Shipments and Supply of Sheet Products through May 2016

Written by Peter Wright

This report summarizes total steel supply from 2003 through May 2016 and year on year changes. It then compares domestic mill shipments and total supply to the market. It quantifies market direction by product and enables a side by side comparison of the degree to which imports have absorbed demand. Sources are the American Iron and Steel Institute and the Department of Commerce with analysis by SMU.

Table 1 shows both apparent supply and mill shipments of sheet products (shipments includes exports) side by side as a three month average through May, for both 2015 and 2016.

Apparent supply is a proxy for market demand. Comparing these two time periods total supply to the market was up by 4.2 percent and shipments were up by 11.5 percent. The fact that shipments were up by more than supply means that imports put less pressure on the market than they did in most of 2015. Table 1 breaks down the total into product detail and it can be seen that this was true for all products except electro galvanized which is a special case because EG has a trade surplus. The other sheet products all have a net trade deficit.

A review of supply and shipments separately for individual sheet products is given below.

Apparent Supply

Apparent Supply is defined as domestic mill shipments to domestic locations plus imports. In three months through May 2016 the average monthly supply of sheet and strip was 4.702 million tons, up by 4.2 percent year over year as mentioned above but up by 10.7 percent comparing March through May with the previous three months. The short term improvement (3 months) compared to the long term improvement (12 months) means that momentum continues to be very positive. Table 2 shows the change in supply by product on this basis through May. Momentum was positive for all products including electro-galvanized where the decline slowed.

Figure 1 shows the long term supply picture for the three major sheet and strip products, HR, CR and HDG since January 2003 as three month moving averages and the improvement that has occurred this year.

Figure 2 shows import market share of sheet products and includes long products for comparison.

Based on a 3MMA the import market share of sheet products has declined more or less continuously since February 2015 when it was 24.3 percent to 17.3 percent in May 2016. Long product import market share peaked at 29.4 in May last year, declined to 24.5 percent in July and now stands at 25.5 percent in this latest data.

Mill Shipments

Table 3 shows that total shipments of sheet and strip products including hot rolled, cold rolled and all coated products were up by 11.5 percent in 3 months through May year over year and up by 12.6 percent comparing three months through May with three months through February.
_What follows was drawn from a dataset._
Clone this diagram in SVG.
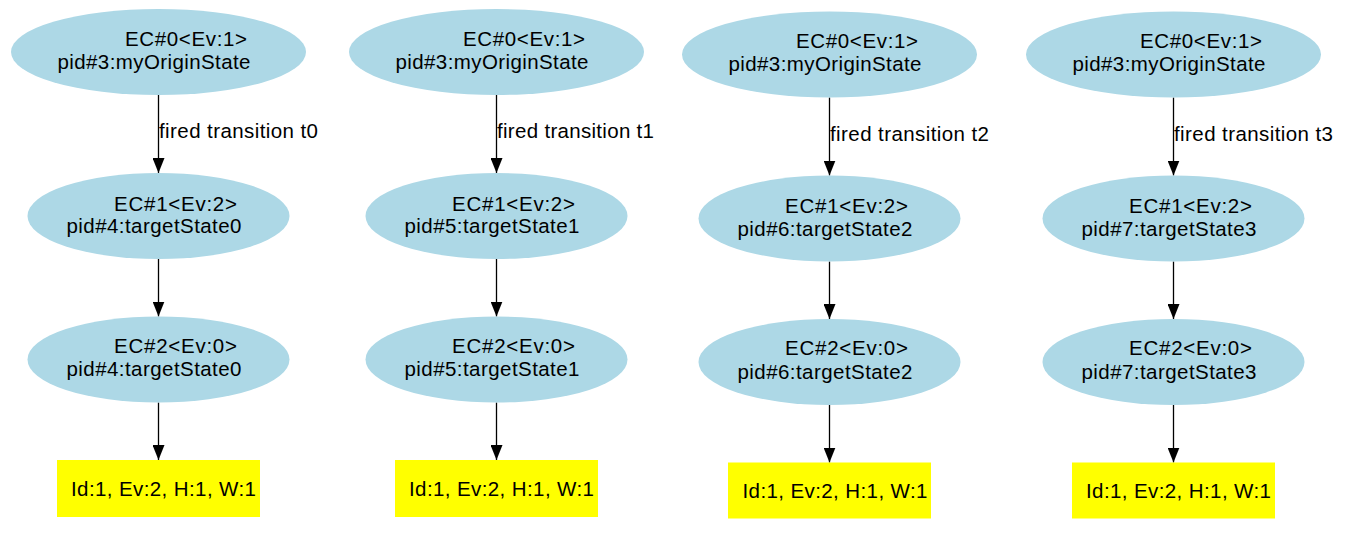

Momentum for the total shipments of sheet and strip products was positive because the 3 month growth (12.6 percent) was greater than the 12 month result (11.5 percent). This was not true of all the individual products. Hot rolled had a small positive momentum and cold rolled was very positive. HDG had small negative momentum and other metallic coated which is mainly Galvalume had a 7.5 percent negative momentum. Shipments of electro-galvanized continued to contract but at a much slower rate. Figure 3 puts the shipment results for the three main products into the long term context since January 2003. All three have had positive growth this year.

SMU Comment: The numbers in this report illustrate why it’s necessary to look at different time periods to try to understand the whole picture. We could draw different conclusions based on which time period we chose to describe. Another problem is that it’s now mid-July and the latest data we have for shipments and supply is for May. The AISI puts out weekly data for crude steel production the latest for which was w/e July 2nd. This provides the most current data for steel mill activity. Figure 4 shows the Y/Y change in weekly crude output on a four week moving average basis. Growth became positive in w/e March 5th and in the latest 19 weeks there has only been one week with negative Y/Y growth.

In April we concluded that based on the above, on the results of our key market indicators analysis, buyer sentiment and the decline in service center excess that March was an inflection point. That conclusion still seems valid and we expect that for at least the next few months we will continue to see improvements in both supply and mill shipments.